Fake news has been called one of the biggest threats to journalism today. Even as news professionals, some of us have been misled by these stories. But how about those with only a passing knowledge of journalism? Like the college students I teach.
Let me be very clear. They aren’t stupid. They just don’t know how to separate truth from made up. Why our society has lost that ability is subject to lots of debate... but the point of this column is to discuss how I have set about teaching people how to make the distinction.
We may think millennials only care about celebrities and sports. But this fall showed me a group of students who wanted to talk intelligently about the election as well as about the crisis in Syria. The problems we encountered during those discussions were that some of their information was, well, fake. Factually wrong. So my first challenge was to help them realize that just because a source calls itself “news” does NOT mean it is journalism. We discussed journalism and ethics (using RTDNA’s Code of Ethics as the baseline). We talked about all the things we really WANT to believe are true versus what is actually a fact, and how we have a tendency to only look at information we already agree with.

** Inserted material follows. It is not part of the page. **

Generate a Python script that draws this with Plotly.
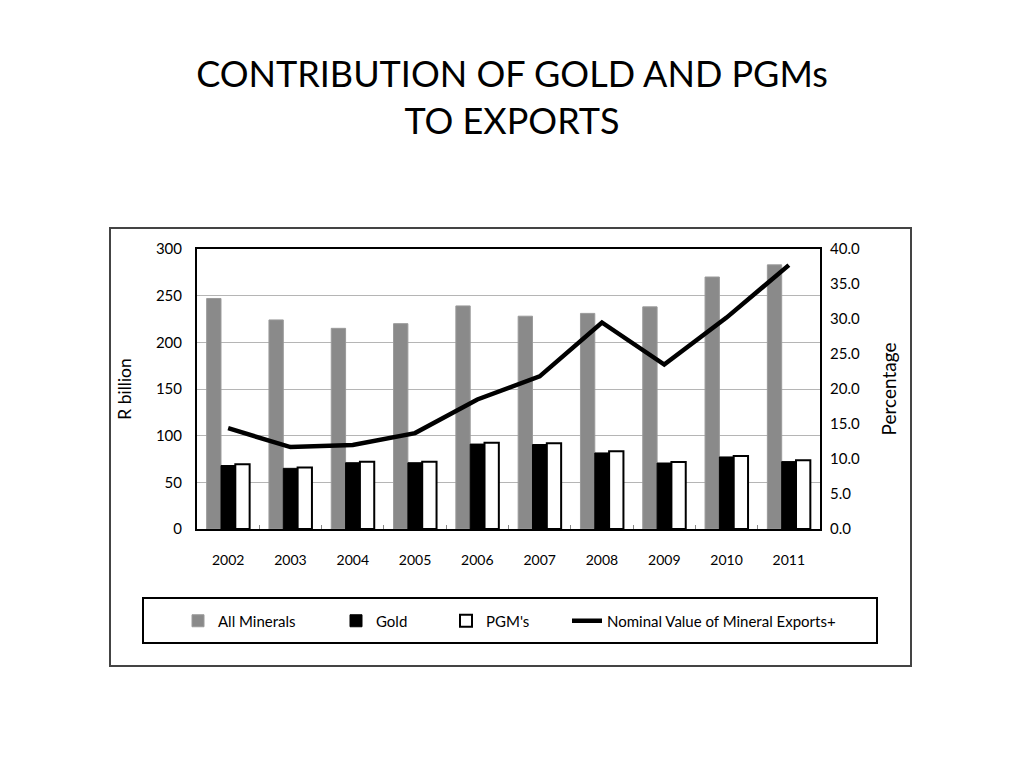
import plotly.graph_objects as go

years = ["2002", "2003", "2004", "2005", "2006", "2007", "2008", "2009", "2010", "2011"]
all_minerals = [247, 224, 215, 220, 239, 228, 231, 238, 270, 283]
gold = [68, 65, 71, 71, 91, 90.5, 81.5, 70.7, 77.2, 72.2]
pgms = [69.5, 66, 72, 72, 92.5, 92, 83.3, 71.8, 78.3, 73.6]
nominal_pct = [14.4, 11.7, 12.0, 13.7, 18.5, 21.8, 29.5, 23.5, 30.2, 37.7]

FONT = "Lato"
OFF = 8  # page body margin

fig = go.Figure()
fig.add_trace(go.Bar(
    x=years, y=all_minerals, name="All Minerals", legend="legend",
    marker=dict(color="#8a8a8a", line=dict(color="#9a9a9a", width=1)),
))
fig.add_trace(go.Bar(
    x=years, y=gold, name="Gold", legend="legend2",
    marker=dict(color="#000000", line=dict(color="#000000", width=1)),
))
fig.add_trace(go.Bar(
    x=years, y=pgms, name="PGM's", legend="legend3",
    marker=dict(color="#ffffff", line=dict(color="#000000", width=2)),
))
fig.add_trace(go.Scatter(
    x=years, y=nominal_pct, name="Nominal Value of Mineral Exports+",
    legend="legend4",
    yaxis="y2", mode="lines", line=dict(color="#000000", width=4.5),
))

# frame geometry in paper coords (plot area 197..820 x, 249..529 y on page)
def px(x):
    return (x - 197) / 623.0

def py(y):
    return (529 - y) / 280.0

fig.add_shape(type="rect", xref="paper", yref="paper",
              x0=px(110), x1=px(911), y0=py(666), y1=py(228),
              line=dict(color="#444444", width=2), layer="below")
fig.add_shape(type="rect", xref="paper", yref="paper",
              x0=px(143), x1=px(877), y0=py(643), y1=py(598),
              line=dict(color="#000000", width=2))

def leg(xpix):
    return dict(orientation="h", x=px(xpix), xanchor="left",
                y=py(621), yanchor="middle",
                font=dict(family=FONT, size=15, color="#000000"),
                bgcolor="rgba(0,0,0,0)", borderwidth=0, itemwidth=30)

fig.update_layout(
    width=1024, height=768,
    margin=dict(l=197 - OFF, r=1024 - 820 + OFF, t=249 - OFF, b=768 - 529 + OFF),
    paper_bgcolor="white", plot_bgcolor="white",
    font=dict(family=FONT, color="#000000", size=14),
    title=dict(text="CONTRIBUTION OF GOLD AND PGMs<br>TO EXPORTS",
               x=(512 - OFF) / 1024, xanchor="center",
               y=1 - (87 - OFF) / 768, yanchor="middle",
               xref="container", yref="container",
               font=dict(family=FONT, size=36, color="#000000")),
    barmode="group", bargap=0.31, bargroupgap=0,
    showlegend=True,
    legend=leg(178),
    legend2=leg(336),
    legend3=leg(446),
    legend4=leg(567),
    xaxis=dict(type="category", showline=True, linecolor="#000000", linewidth=2,
               mirror=True, ticks="inside", tickson="boundaries", ticklen=4,
               tickcolor="#888888", tickfont=dict(size=14), showgrid=False,
               ticklabelstandoff=17),
    yaxis=dict(range=[0, 300], dtick=50, showgrid=True, gridcolor="#b5b5b5",
               gridwidth=1, showline=True, linecolor="#000000", linewidth=2,
               mirror=True, ticks="", tickfont=dict(size=15),
               ticklabelstandoff=10,
               title=dict(text="R billion", font=dict(size=17.5), standoff=20),
               zeroline=False),
    yaxis2=dict(range=[0, 40], dtick=5, overlaying="y", side="right",
                showgrid=False, showline=False, tickformat=".1f",
                tickfont=dict(size=15), ticks="", ticklabelstandoff=9,
                title=dict(text="Percentage", font=dict(size=19), standoff=23),
                zeroline=False),
)

fig.write_html("out.html")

So I challenged the students to go past their usual sources. Seek out information from news websites they hadn’t consulted before. Consider other points of view. Figure out where the facts diverge in stories from different organizations and use that as the starting point to find the truth. Realize that they won’t always like what the facts or truth turn out to be, but that’s no reason to immediately label them lies. We also examined, line by line, how stories were written. How did a verb or adjective impact the tone of the story? Was there hidden bias that made the listener or reader perceive the information in a positive or negative way? Who wrote the article and where was it broadcast or published? And perhaps the most important question: What were their own biases that might make it easy for them to believe without verifying?
I urged them not to accept anything at face value. Some thought that made me jaded and cynical. They may be right. (Probably.) But facts are too important to take lightly. Carl Bernstein called journalism “the best obtainable version of the truth.” I tell my students to make the effort to obtain the truth. Because if they don’t do it, who will?
Lydia R. Timmins is an assistant professor of communication at the University of Delaware.